Trinity and Atonement July 31, 2014

Adam Johnson’s God’s Being in Reconciliation examines the work of Karl Barth in order to show how “Barth’s understanding of God’s triune being-in-act . . . provides the proper theological framework for developing the doctrine of the atonement” (10). Johnson argues that earlier studies of the Trinitarian framework for atonement theology are inadequate, and he finds a rationale for the sheer diversity of atonement “theories” in Trinitarian theology.

He draws on Barth, for instance, to show that the atonement requires God to be both one and more than one. If God is not one, if He is not, in Barth’s terms, “one and only Willer and Doer” (67), then the work of Christ does not reconcile. It must be the work of God to be efficacious. As Johnson puts it, “the unity or oneness of God allows for the events in the life and death of the incarnate Son of God to be events in the life of the one God himself and therefore efficacious for our salvation.” The fact that God is one means that “the life and death of Jesus Christ can be genuinely revelatory of the being of God, for it is not the work of a god or part of God, but of the one God in his (triune) fullness” (68-69).

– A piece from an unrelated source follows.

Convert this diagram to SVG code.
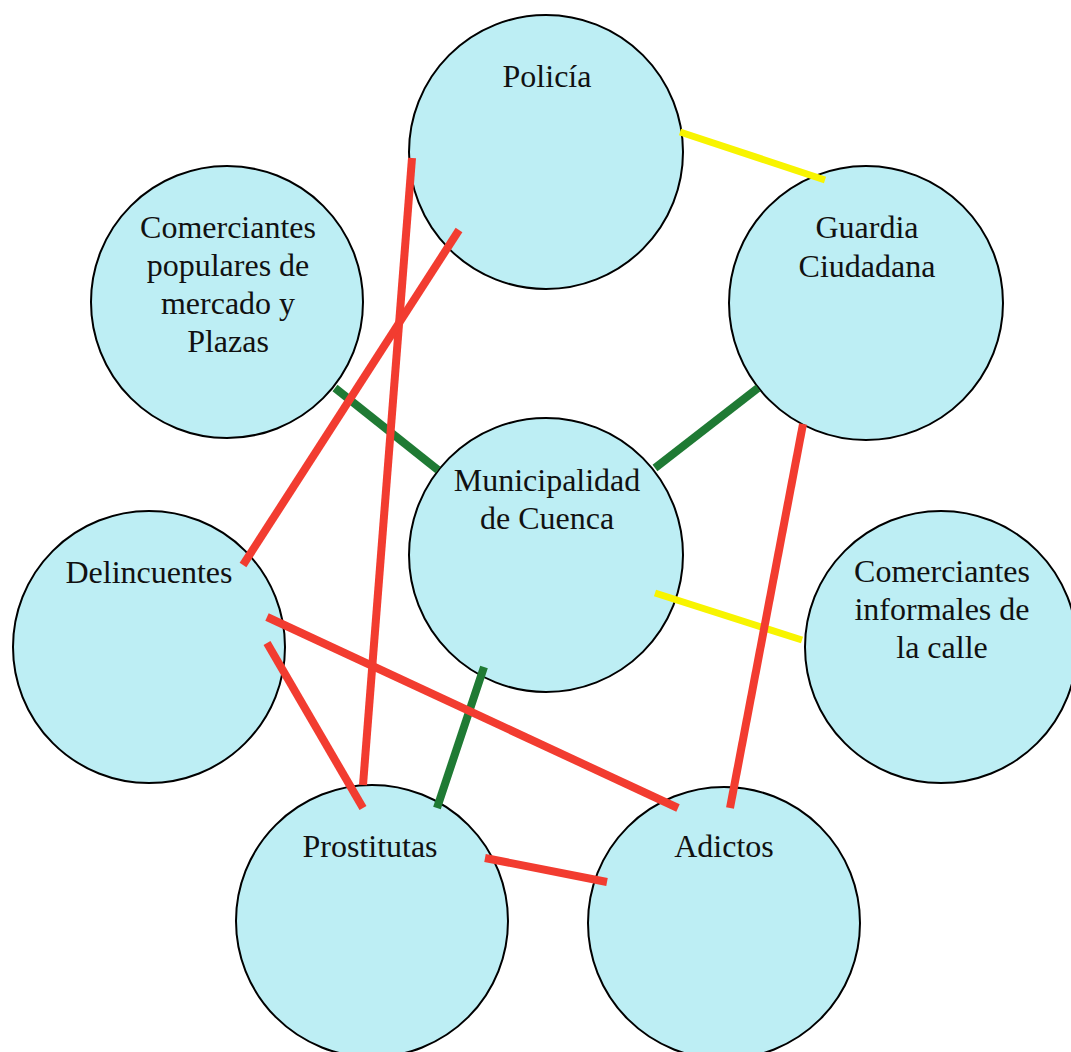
<svg xmlns="http://www.w3.org/2000/svg" width="1071" height="1052" viewBox="0 0 1071 1052">
<style>
.node circle{fill:#bdeef4;stroke:#000;stroke-width:2}
.node text{font-family:"Liberation Serif","Times New Roman",serif;font-size:32px;fill:#111;text-anchor:middle}
.red{stroke:#f23c30;stroke-width:8}
.green{stroke:#1f7a34;stroke-width:8}
.yellow{stroke:#f8f400;stroke-width:7}
</style>
<rect width="1071" height="1052" fill="#fff"/>
<g id="policia" class="node"><circle cx="546" cy="152" r="137"/><text x="547" y="87">Policía</text></g>
<g id="guardia" class="node"><circle cx="866" cy="303" r="137"/><text x="867" y="238">Guardia</text><text x="867" y="277">Ciudadana</text></g>
<g id="comerciantes-populares" class="node"><circle cx="227" cy="302" r="136"/><text x="228" y="238">Comerciantes</text><text x="228" y="276">populares de</text><text x="228" y="314">mercado y</text><text x="228" y="352">Plazas</text></g>
<g id="municipalidad" class="node"><circle cx="546" cy="555" r="137"/><text x="547" y="491">Municipalidad</text><text x="547" y="529">de Cuenca</text></g>
<g id="delincuentes" class="node"><circle cx="149" cy="647" r="136"/><text x="149" y="583">Delincuentes</text></g>
<g id="comerciantes-informales" class="node"><circle cx="941" cy="647" r="136"/><text x="942" y="582">Comerciantes</text><text x="942" y="620">informales de</text><text x="942" y="658">la calle</text></g>
<g id="prostitutas" class="node"><circle cx="372" cy="921" r="136"/><text x="370" y="857">Prostitutas</text></g>
<g id="adictos" class="node"><circle cx="724" cy="923" r="136"/><text x="724" y="857">Adictos</text></g>
<g id="connectors">
<line class="yellow" x1="680" y1="132" x2="825" y2="180"/>
<line class="yellow" x1="655" y1="593" x2="802" y2="640"/>
<line class="green" x1="335" y1="388" x2="438" y2="470"/>
<line class="green" x1="758" y1="388" x2="655" y2="468"/>
<line class="green" x1="484" y1="667" x2="437" y2="808"/>
<line class="red" x1="412" y1="158" x2="363" y2="785"/>
<line class="red" x1="459" y1="230" x2="243" y2="565"/>
<line class="red" x1="803" y1="424" x2="730" y2="808"/>
<line class="red" x1="267" y1="617" x2="678" y2="808"/>
<line class="red" x1="267" y1="643" x2="363" y2="808"/>
<line class="red" x1="485" y1="858" x2="607" y2="882"/>
</g>
</svg>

On the other hand, the cross requires as an act of God assumes that, in Barth’s terms, God exists eternally as other to Himself, in three “modes of being.” Johnson explains that for Barth, “God can manifest his wrath against humankind in the fullness of its reality while at the same time reconciling us to himself because God exists alongside himself in the person of his Son. . . . Only by God remaining God in the mode of being of the Father can he pour out his wrath upon the incarnate Son; only by his being God in the mode of the Spirit, who is the love between the Father and the Son, can God maintain his unity in this event; and only by becoming incarnate in the  mode of the Son can God bring the sinful human nature into his own life so as to do away with it once and for all” (74). The “separation” of the Son from in the cry of dereliction assumes an antecedent distance within the Trinity: Barth argues that “It is the separation or distance within the ‘otherness’ of the triune being which forms the antecedent basis in the one God for the reconciliing Gottesferne experienced by Jesus” (76).

In a more constructive vein, Johnson lays out a temple theory of atonement, which moves from the Word’s tabernacling among us, to the cross as divine abandonment of the temple, to the rebuilt temple of the resurrection. As Johnson suggests, one of the benefits of this model is “the manner in which the doctrine of the atonement naturally blossoms out into ecclesiology.” One might get the impression from other models that God is interested only in individuals, “a ‘temple’ theory of the atonement exudes the corporate nature of God’s covenantal purposes from start to finish,” in part because of the prominence it gives to pneumatology, the Spirit’s indwelling of Christ and His people (193-4).